Got a Bitter Root Growing?

Pam and I have seen the results of a bitter root and how it defiles families, upsetting holiday dinners, disrupting events of children, grandchildren and friends such as birthday parties and, even weddings. Non-communication, heaviness, and darkness in our lives become the debris left over from bitterness.  We have seen a bitter root defile families down to the 3rd and 4th generation.  The bitter root becomes overpowering, pervasive and emotionally injurious to ourselves and the ones we love.  A family never gets its bearing. Too often the family ruptures with seemingly no hope of reconciliation. How tragic…but too often true!  Many sweet people live out crushed lives as a result of bitterness. 

Hebrews 12:15 is a forceful, palpable verse,” 15 See to it that no one falls short of the grace of God and that no bitter root grows up to cause trouble and defile many.”  Grace is based on the sacrificial love of Jesus with a focus of loving, caring and supporting others.  Bitterness is focused on me, my needs, my goals, my hurts, and how someone has disrupted my life. The root of bitterness collides with your relationships and, in many cases, impacts the welfare of their mental and emotional state resulting in wounds and ugly scars.  Looking at the verse above, if we “fall short of the grace of God”, it becomes the devil’s picnic.  He will eat you up and the others around you.
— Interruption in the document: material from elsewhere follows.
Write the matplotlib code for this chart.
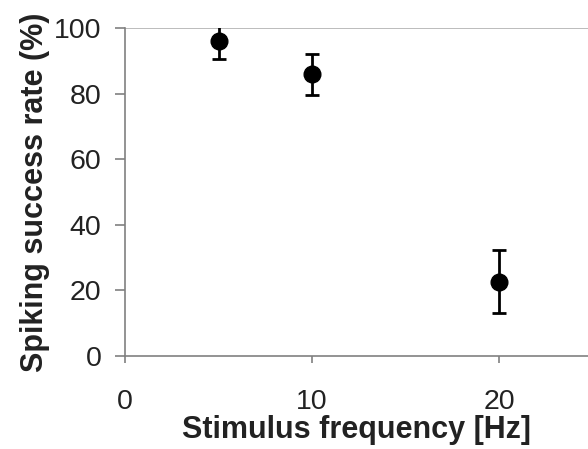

The Apostle Paul states it another descriptive way in Ephesian 4:26&27, “Do not let the sun go down while you are still angry, 27 and do not give the devil a foothold.”  The devil does not need much time to get a foothold in your life.  Once he does, a root of bitterness grows within you ultimately poisoning you and  others.

Later on in Ephesians 4, Paul instructs us. 31 Get rid of all bitterness, rage and anger, brawling and slander, along with every form of malice.” Throw off all the stuff that result from a root of bitterness recognizing this is not what resides in a child of God.  Then, he tells us how to kill the bitter root in verse 32, “Be kind and compassionate to one another, forgiving each other, just as in Christ God forgave you.” Forgiveness kills bitterness.  There are two roots in this Greek word translated “forgive”.  The first is the Greek word “char” which means joy.  The second is the Greek word “charis” meaning grace.  The outcome of forgiveness is joy and grace.  A constant attitude of forgiveness keeps you from “falling short of the grace of God.” 

The happiest people in the world are forgiving people.  Rather than bitterness and acts of malice, they are “kind and compassionate.”  These people are freed up to act like Jesus. Time to kill that root of bitterness in your heart with forgiveness.  It may take courage but your life as well as the people around you will change.